Japanese election and Korea

The results of the general election in Japan on Dec. 16th have left Koreans uneasy. The establishment Liberal Democratic Party (LDP) that ruled Japan almost unbroken from 1955 to 2009 returned to power in a landslide victory.

The Democratic Party of Japan (DPJ), which took power in a landslide win of its own in 2009, was crushed and nearly relegated to third party status. The Japan Restoration Party (JRP), conservative reformists led by Shintaro Ishihara, the ultraconservative governor of Tokyo, and Toru Hashimoto, the anti-establishment reform mayor of Osaka, debuted as a strong third party. New splinter and traditional left-wing parties lost support.

Together, the results mean that Japan has taken a right turn, particularly in national defense and foreign policy. The leader of the LDP, Shinzo Abe, is a former prime minister known for his nationalistic stance. Ishihara sits even further to the right and remains the most controversial and divisive figure in Japanese politics today. The LDP, the Restoration Party and the small center-right Your Party jointly control 366 seats, or 76 percent of the House of Representatives.

The combined power of nationalistic parties opens the door to a revision of Article 9 of the Constitution of Japan for the first time since it was adopted in 1947. Article 9 states: “Aspiring sincerely to an international peace based on justice and order, the Japanese people forever renounce war as a sovereign right of the nation and the threat or use of force as means of settling international disputes.”

Since the 1990s, conservatives within the LDP have discussed revising the constitution, but the strength of opposition parties and an alliance with New Komeito Party in the 2000s deprived the party of the super two-thirds majority in both houses of the Diet required to submit proposed revisions to a national referendum.

The postwar party system began to collapse in the 1990s calls as dissatisfaction with the status quo grewafter the 1980s bubble burst. Conservative members of the Social Democratic Party (formerly the Socialist Party) and reform-minded members of the LDP migrated to the emerging Democratic Party.

Weak leadership and a sharp downturn in the economy in 2009 gave the Democratic Party a landslide victory and forced relegated the LDP to second-party status for the first time since its founding in 1955. It was a watershed call for change amid economic collapse on the scale of Kim Dae-jung’s victory in 1997 or Barack Obama’s victory in 2008.

After a dramatic turn to the center-left in 2009, what explains the sharp turn to right in 2012? The results of the election have yet to dry but the most logical explanation is dashed expectations. Japanese voters kicked the LDP out of office in 2009 because weak leadership failed to offer an attractive vision for the future amid economic crisis. Voters wanted new leadership that could deal with the overriding issue of the hour: the economy. Instead of new leadership, voters got weak leadership that failed to offer solutions to economic woes; they punished them harshly on Sunday.

The elections of 2009 and 2012 follow a landslide victory for the LDP in 2005. The charismatic Prime Minister Junichiro Koizumi provided strong leadership and implemented reforms that stimulated economic growth and led the party to victory.
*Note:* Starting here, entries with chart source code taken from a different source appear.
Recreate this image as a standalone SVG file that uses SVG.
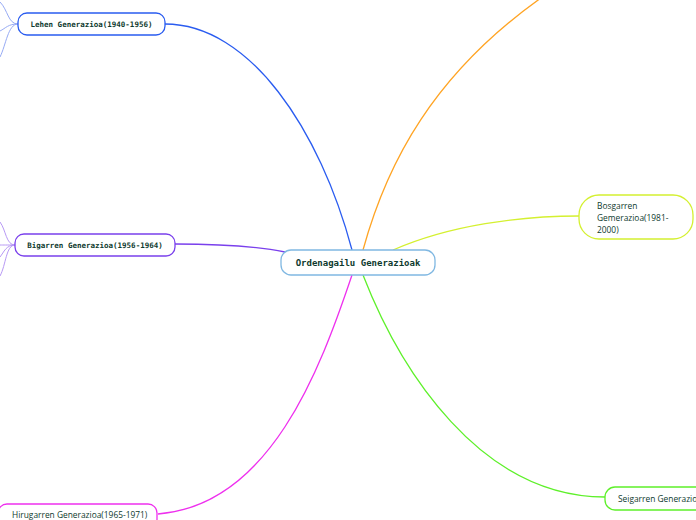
<svg xmlns="http://www.w3.org/2000/svg" width="696" height="520" viewBox="0 0 696 520">
<style>
.c{fill:none;stroke-width:1.3}
.n{fill:#fff;stroke-width:1.3}
.m{font-family:"DejaVu Sans Mono",monospace;font-weight:bold;fill:#0e3a2e}
.s{font-family:"Open Sans","Noto Sans",sans-serif;font-size:8.4px;fill:#0e3a2e}
</style>
<rect width="696" height="520" fill="#fff"/>
<g id="connectors">
<path class="c" stroke="#2a5cf0" d="M352,250 C320,130 250,24 165,24"/>
<path class="c" stroke="#ffa424" d="M363,250 C385,170 430,70 560,-15"/>
<path class="c" stroke="#d4f030" d="M393,250 C450,225 520,216 579,216"/>
<path class="c" stroke="#7a40ec" d="M175,244 C230,244 260,247 285,252"/>
<path class="c" stroke="#ee30ee" d="M352,275 C320,370 270,505 158,514"/>
<path class="c" stroke="#5ef02a" d="M363,275 C400,370 480,497 605,497"/>
<g stroke="#96aaf4" fill="none" stroke-width="1">
<path d="M18,24 C8,24 8,10 0,2"/>
<path d="M18,24 C8,24 6,28 0,31"/>
<path d="M18,24 C8,24 6,45 0,57"/>
</g>
<g stroke="#b798f4" fill="none" stroke-width="1">
<path d="M15,245 C6,245 6,230 0,222"/>
<path d="M15,245 C6,245 4,245 0,245"/>
<path d="M15,245 C6,245 4,252 0,257"/>
<path d="M15,245 C6,245 6,265 0,276"/>
</g>
</g>
<g id="central">
<rect class="n" x="281" y="250" width="154" height="25" rx="10" stroke="#80b8e2"/>
<text class="m" x="358" y="265.5" font-size="9" text-anchor="middle">Ordenagailu Generazioak</text>
</g>
<g id="lehen">
<rect class="n" x="18" y="13" width="147" height="22" rx="9" stroke="#2a5cf0"/>
<text class="m" x="91.5" y="26.5" font-size="7.5" text-anchor="middle">Lehen Generazioa(1940-1956)</text>
</g>
<g id="bigarren">
<rect class="n" x="15" y="234" width="160" height="22" rx="9" stroke="#7a40ec"/>
<text class="m" x="95" y="247.5" font-size="7.5" text-anchor="middle">Bigarren Generazioa(1956-1964)</text>
</g>
<g id="hirugarren">
<rect class="n" x="-2" y="504" width="159" height="24" rx="9" stroke="#ee30ee"/>
<text class="s" x="12" y="518">Hirugarren Generazioa(1965-1971)</text>
</g>
<g id="bosgarren">
<rect class="n" x="579" y="195" width="114" height="44" rx="20" stroke="#d4f030"/>
<text class="s" x="597" y="209">Bosgarren</text>
<text class="s" x="597" y="221">Gemerazioa(1981-</text>
<text class="s" x="597" y="233">2000)</text>
</g>
<g id="seigarren">
<rect class="n" x="605" y="487" width="110" height="23" rx="10" stroke="#5ef02a"/>
<text class="s" x="618" y="502">Seigarren Generazioa</text>
</g>
</svg>
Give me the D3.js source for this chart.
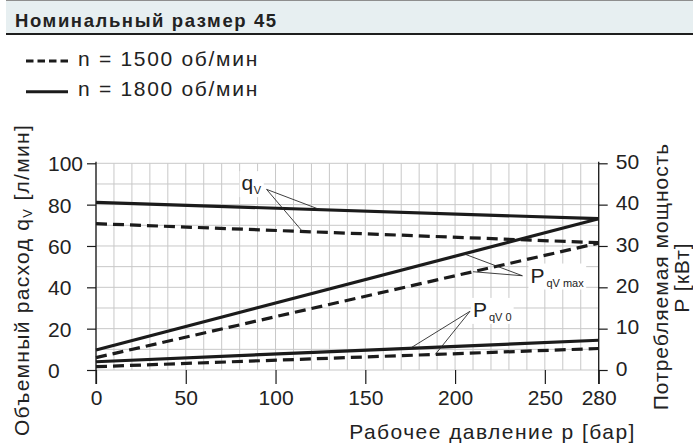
<!DOCTYPE html>
<html>
<head>
<meta charset="utf-8">
<script src="https://cdn.jsdelivr.net/npm/d3@7"></script>
<style>
  body { margin: 0; background: #fff; }
  svg { display: block; }
  text { font-family: "Liberation Sans", Arial, Helvetica, sans-serif; fill: #222; }
</style>
</head>
<body>
<svg id="chart" width="693" height="446"></svg>
<script>
// Operating pressure p [bar] at which each curve is given
const pressure = [0, 280];

// Flow q_V [l/min] (left axis)
const qv1800 = [81.1, 73.2];
const qv1500 = [70.8, 61.6];

// Power P [kW] (right axis)
const pMax1800 = [4.85, 36.6];
const pMax1500 = [3.0, 30.7];
const pZero1800 = [2.0, 7.2];
const pZero1500 = [0.8, 5.2];

// Axis ticks
const pressureTicks = [0, 50, 100, 150, 200, 250, 280];
const flowTicks = [0, 20, 40, 60, 80, 100];
const powerTicks = [0, 10, 20, 30, 40, 50];

// Text
const titleText = "Номинальный размер 45";
const legendLabels = ["n = 1500 об/мин", "n = 1800 об/мин"];

const svg = d3.select("#chart");
const black = "#1b1b1b";

// Plot frame
const x = d3.scaleLinear().domain([0, 280]).range([96, 598.7]);
const yQ = d3.scaleLinear().domain([0, 100]).range([370, 163.3]);
const yP = d3.scaleLinear().domain([0, 50]).range([370, 163.3]);

// Header band
svg.append("rect").attr("x", 6).attr("y", 0).attr("width", 687).attr("height", 33).attr("fill", "#e7eff1");
svg.append("rect").attr("x", 6).attr("y", 0).attr("width", 687).attr("height", 1).attr("fill", "#8e8e8e");
svg.append("rect").attr("x", 6).attr("y", 33).attr("width", 687).attr("height", 2).attr("fill", "#1e1e1e");
svg.append("text").attr("x", 15).attr("y", 26.5)
  .attr("font-size", 18.5).attr("font-weight", "bold").attr("letter-spacing", 1.6)
  .text(titleText);

// Legend
const legendStyles = [{ dash: "7.5,4" }, { dash: null }];
legendLabels.forEach((label, i) => {
  const ly = 61 + i * 30.7;
  svg.append("line").attr("x1", 26).attr("x2", 68).attr("y1", ly).attr("y2", ly)
    .attr("stroke", black).attr("stroke-width", 3)
    .attr("stroke-dasharray", legendStyles[i].dash);
  svg.append("text").attr("x", 78).attr("y", ly + 4.5)
    .attr("font-size", 21).attr("letter-spacing", 1.7).text(label);
});

// Grid
const grid = svg.append("g").attr("stroke", "#c8c8c8").attr("stroke-width", 1);
grid.selectAll("line.v").data(d3.range(0, 281, 10)).join("line")
  .attr("x1", d => x(d)).attr("x2", d => x(d))
  .attr("y1", yQ(100)).attr("y2", yQ(0));
grid.selectAll("line.h").data(d3.range(0, 101, 10)).join("line")
  .attr("x1", x(0)).attr("x2", x(280))
  .attr("y1", d => yQ(d)).attr("y2", d => yQ(d));

// Axes
function styleAxis(g) {
  g.select(".domain").remove();
  g.selectAll(".tick line").attr("stroke", black).attr("stroke-width", 1.2);
  g.selectAll(".tick text").attr("font-size", 21).attr("fill", "#222")
    .attr("font-family", '"Liberation Sans", Arial, sans-serif');
}

const leftAxis = svg.append("g").attr("transform", `translate(${x(0)},0)`)
  .call(d3.axisLeft(yQ).tickValues(flowTicks).tickSize(9).tickFormat(d3.format("d")))
  .call(styleAxis);
leftAxis.selectAll(".tick text").attr("text-anchor", "start").attr("x", -48).attr("dy", "0.36em");

const rightAxis = svg.append("g").attr("transform", `translate(${x(280)},0)`)
  .call(d3.axisRight(yP).tickValues(powerTicks).tickSize(9).tickPadding(8).tickFormat(d3.format("d")))
  .call(styleAxis);
rightAxis.selectAll(".tick text").attr("dy", "0.25em");

const bottomAxis = svg.append("g").attr("transform", `translate(0,${yQ(0)})`)
  .call(d3.axisBottom(x).tickValues(pressureTicks).tickSize(14).tickPadding(6).tickFormat(d3.format("d")))
  .call(styleAxis);

// Vertical axis lines reaching down to the tick ends
[x(0), x(280)].forEach(ax => {
  svg.append("line").attr("x1", ax).attr("x2", ax)
    .attr("y1", yQ(100) - 1.5).attr("y2", yQ(0) + 14)
    .attr("stroke", black).attr("stroke-width", 1.3);
});

// Curves
const curves = [
  { values: qv1800, scale: yQ, dash: null },
  { values: qv1500, scale: yQ, dash: "11,6" },
  { values: pMax1800, scale: yP, dash: null },
  { values: pMax1500, scale: yP, dash: "11,6" },
  { values: pZero1800, scale: yP, dash: null },
  { values: pZero1500, scale: yP, dash: "11,6" }
];
const plot = svg.append("g");
curves.forEach(c => {
  const line = d3.line().x((d, i) => x(pressure[i])).y(d => c.scale(d));
  plot.append("path").attr("d", line(c.values))
    .attr("fill", "none").attr("stroke", black).attr("stroke-width", 3.2)
    .attr("stroke-dasharray", c.dash);
});

// Value at pressure p along a curve
function along(c, p) {
  return c.scale(d3.scaleLinear().domain(pressure).range(c.values)(p));
}

// Curve annotations with leader lines
const annotations = [
  { main: "q", sub: "V", at: [95, 87.4], dx: -25, dy: 0.8, targets: [[0, 124.8], [1, 115]] },
  { main: "P", sub: "qV max", at: [237.5, 45.6], dx: 8, dy: 6.8, targets: [[2, 205], [3, 210]] },
  { main: "P", sub: "qV 0", at: [208.3, 28.4], dx: 3, dy: 5.6, targets: [[4, 175], [5, 189]] }
];
annotations.forEach(a => {
  const ax = x(a.at[0]), ay = yQ(a.at[1]);
  const g = svg.append("g");
  const bg = g.append("rect").attr("fill", "#fff");
  const t = g.append("text").attr("x", ax + a.dx).attr("y", ay + a.dy).attr("font-size", 21);
  t.append("tspan").text(a.main);
  t.append("tspan").attr("font-size", 11).attr("dx", a.main === "q" ? 0.5 : 2).attr("dy", 4).text(a.sub);
  const bb = t.node().getBBox();
  bg.attr("x", bb.x - 2).attr("y", bb.y).attr("width", bb.width + 4).attr("height", bb.height + 1);
  a.targets.forEach(([ci, p]) => {
    svg.append("line").attr("x1", ax).attr("y1", ay)
      .attr("x2", x(p)).attr("y2", along(curves[ci], p))
      .attr("stroke", "#2a2a2a").attr("stroke-width", 0.9);
  });
});

// Axis titles
svg.append("text").attr("x", 492.5).attr("y", 438.5).attr("text-anchor", "middle")
  .attr("font-size", 21).attr("letter-spacing", 1.45).text("Рабочее давление p [бар]");

const leftTitle = svg.append("text").attr("transform", "translate(28.5,280) rotate(-90)")
  .attr("text-anchor", "middle").attr("font-size", 21).attr("letter-spacing", 1.3);
leftTitle.append("tspan").text("Объемный расход q");
leftTitle.append("tspan").attr("font-size", 13).attr("dy", 3).text("V");
leftTitle.append("tspan").attr("dy", -3).text(" [л/мин]");

svg.append("text").attr("transform", "translate(668,276.5) rotate(-90)")
  .attr("text-anchor", "middle").attr("font-size", 21).attr("letter-spacing", 1)
  .text("Потребляемая мощность");
svg.append("text").attr("transform", "translate(688.5,277.5) rotate(-90)")
  .attr("text-anchor", "middle").attr("font-size", 21).attr("letter-spacing", 1)
  .text("P [кВт]");
</script>
</body>
</html>
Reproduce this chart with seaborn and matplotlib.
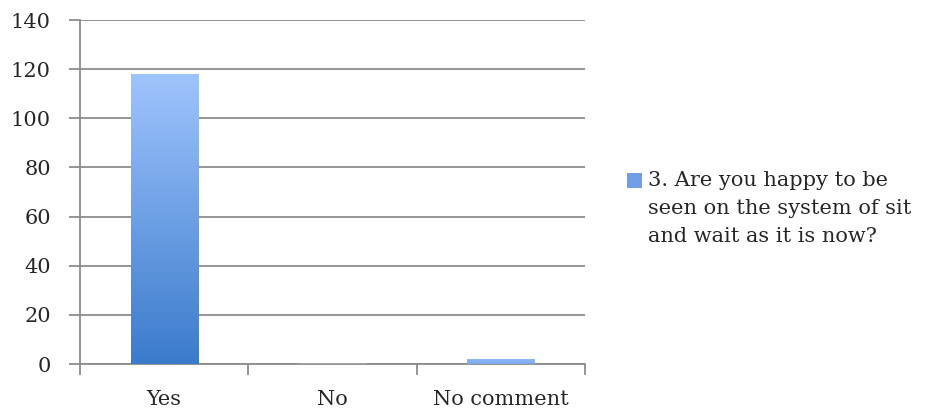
import seaborn as sns
import matplotlib.pyplot as plt
import matplotlib.colors as mcolors
from matplotlib.patches import Rectangle
from matplotlib.legend_handler import HandlerPatch
import numpy as np
import pandas as pd

# survey answers
answers = ['Yes', 'No', 'No comment']
counts = [118, 0, 2]
legend_label = '3. Are you happy to be\nseen on the system of sit\nand wait as it is now?'
y_ticks = [0, 20, 40, 60, 80, 100, 120, 140]

df = pd.DataFrame({'answer': answers, 'count': counts})

sns.set_style('white')
plt.rcParams['font.family'] = ['DejaVu Serif', 'Liberation Serif']
FS = 15

fig = plt.figure(figsize=(9.33, 4.13), dpi=100)
ax = fig.add_axes([80 / 933, 1 - 364 / 413, 505 / 933, 344 / 413])

sns.barplot(data=df, x='answer', y='count', color='#4a86d4', width=0.4,
            ax=ax, zorder=3)

# gradient fill for each bar, light at the top, darker at the bottom
grad_cmap = mcolors.LinearSegmentedColormap.from_list('bar', ['#3b7bcc', '#9fc4fd'])
gradient = np.linspace(0, 1, 256).reshape(-1, 1)
for patch in ax.patches:
    x0, y0 = patch.get_x(), patch.get_y()
    w, h = patch.get_width(), patch.get_height()
    if h <= 0:
        continue
    patch.set_facecolor('none')
    patch.set_edgecolor('none')
    img = ax.imshow(gradient, cmap=grad_cmap, aspect='auto', origin='lower',
                    extent=[x0, x0 + w, y0, y0 + h], zorder=3,
                    vmin=0, vmax=1)
    img.set_clip_path(patch)
    if h < 10:
        # thin bar only shows the light top color
        img.set_cmap(mcolors.LinearSegmentedColormap.from_list('thin', ['#7aa9ee', '#8fb9f8']))

ax.set_xlim(-0.5, 2.5)
ax.set_ylim(0, 140)
ax.set_yticks(y_ticks)
ax.set_xlabel('')
ax.set_ylabel('')

# grid lines and axis styling
ax.grid(axis='y', color='#8c8c8c', linewidth=1.3, zorder=0)
for side in ['top', 'right']:
    ax.spines[side].set_visible(False)
for side in ['left', 'bottom']:
    ax.spines[side].set_color('#8c8c8c')
    ax.spines[side].set_linewidth(1.3)

ax.tick_params(axis='y', length=8, width=1.3, color='#8c8c8c', labelsize=FS, pad=13, left=True)
ax.tick_params(axis='x', length=0, labelsize=FS, pad=19)
# tick marks between categories
ax.set_xticks([-0.5, 0.5, 1.5, 2.5], minor=True)
ax.tick_params(axis='x', which='minor', length=8, width=1.3, color='#8c8c8c', bottom=True)


# legend square sits next to the first line of text
def top_square(legend, orig_handle, xdescent, ydescent, width, height, fontsize):
    s = 0.7 * fontsize
    return Rectangle((-xdescent, -ydescent + height - s + 0.25 * fontsize), s, s)


key = Rectangle((0, 0), 1, 1, facecolor='#6f9fe6', edgecolor='none')
leg = ax.legend(handles=[key], labels=[legend_label],
                loc='upper left', bbox_to_anchor=(627 / 933, 1 - 171 / 413),
                bbox_transform=fig.transFigure, frameon=False, fontsize=FS,
                handlelength=0.7, handleheight=4.4, handletextpad=0.33,
                borderpad=0, borderaxespad=0,
                handler_map={Rectangle: HandlerPatch(patch_func=top_square)})
for t in leg.get_texts():
    t.set_linespacing(1.6)

fig.savefig('out.png', dpi=100)
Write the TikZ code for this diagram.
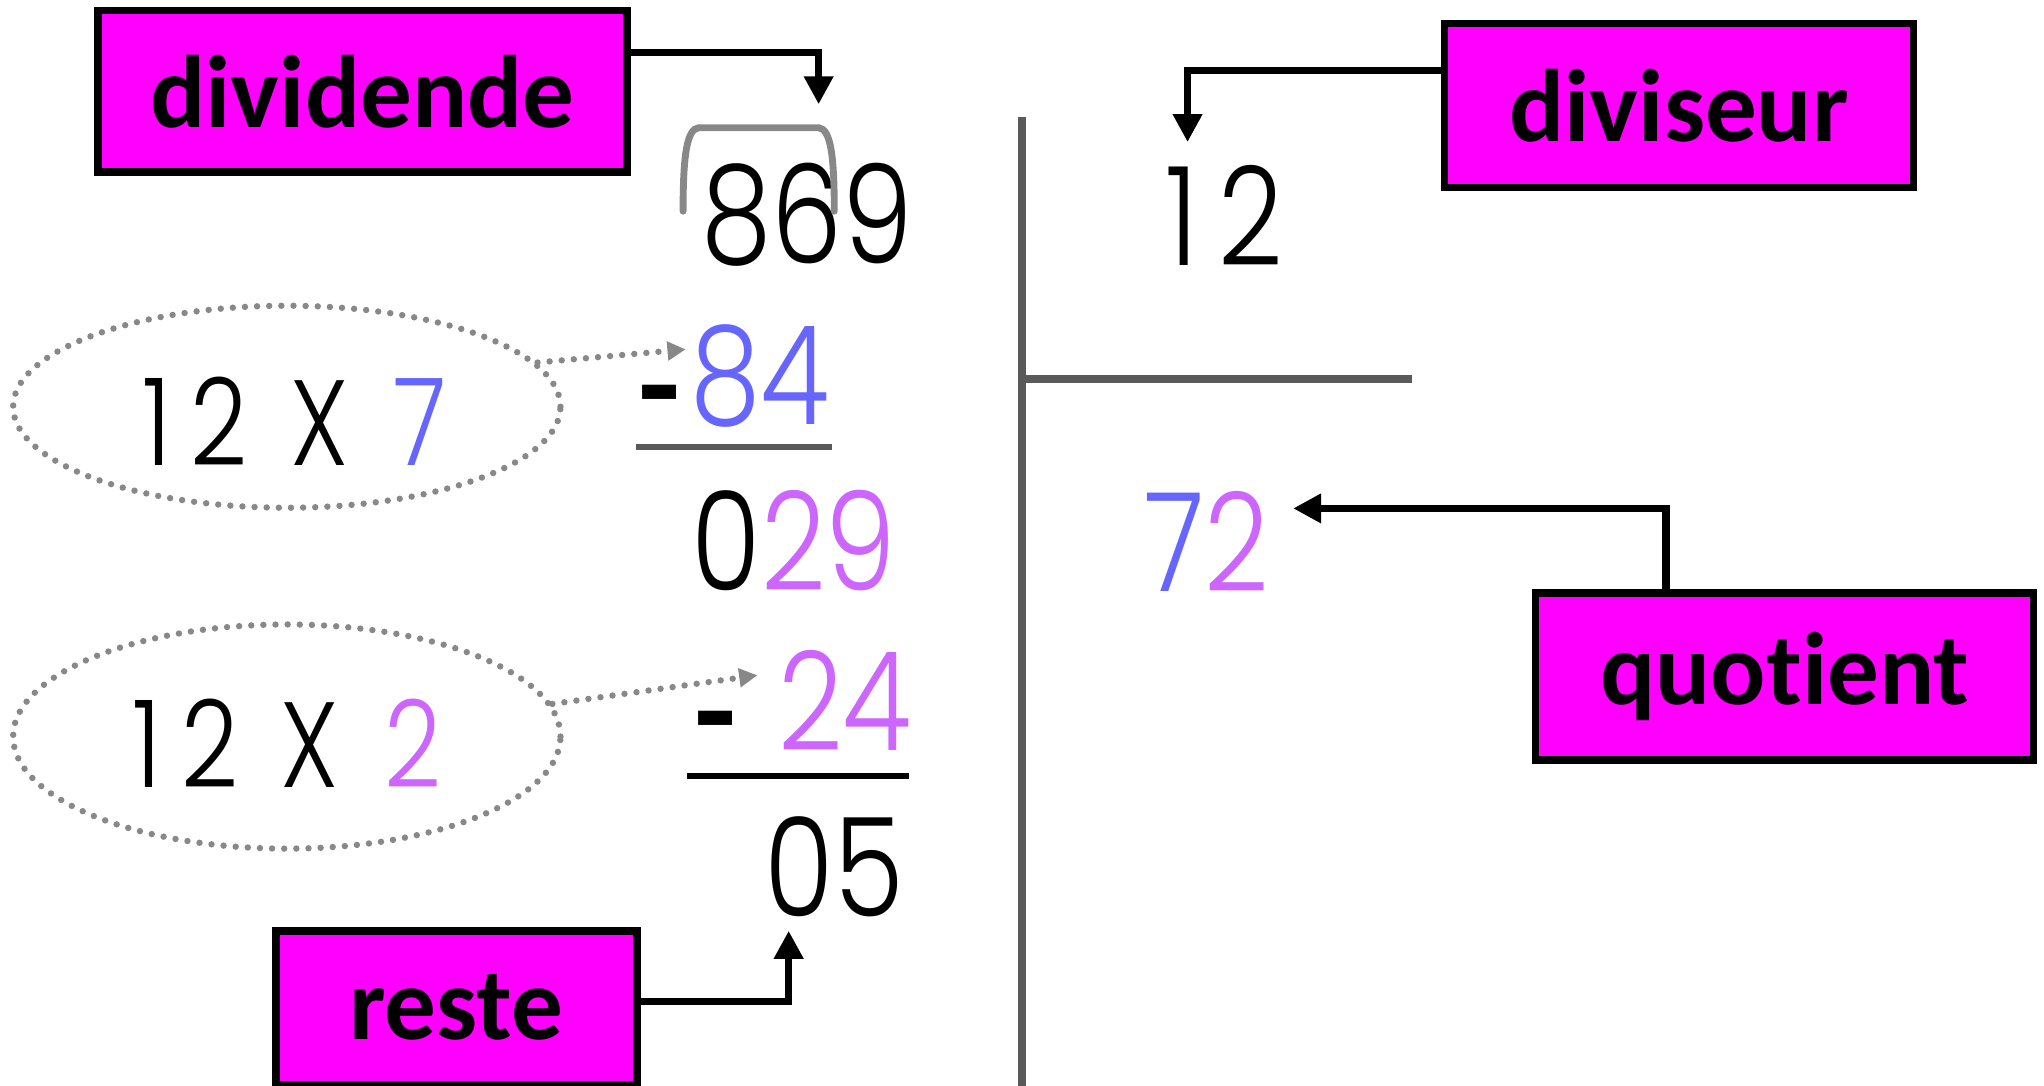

The LDP’s popularity began to decline after Abe became prime minister in 2006. His push for revision of Article 9 in 2007 was highly divisive and left most of the public alienated.

For the past 10 years, then, Japanese politics has been unstable but the trend is clear. Voters want change and leadership that produces improvements in the “street economy.” They have little time for political infighting and flag waving. Failure to deliver will produce another wave election in the future, forcing the LDP out of power.

For Korea, the series of wave elections in Japan ironically implies stability because as long as voters are focused on the economy they have little interest in the issues that cause friction between the two countries. Abe may push to revise the Constitution but such a push would alienate voters just as it did in 2007.

More interesting for Korea is the decline of left-wing and center left-parties. Including the Democratic Party, center and center-left parties have 16 percent of the seats in the House of Representatives. The traditional leftist Social Democratic Party and Communist Party have only 10 seats, their lowest combined number in history.

On the surface, this suggests a clear rightward shift but it is really part of the same trend that has created three wave elections in a row: a call for a new politics that addresses issues of today instead of ideological debates of the past.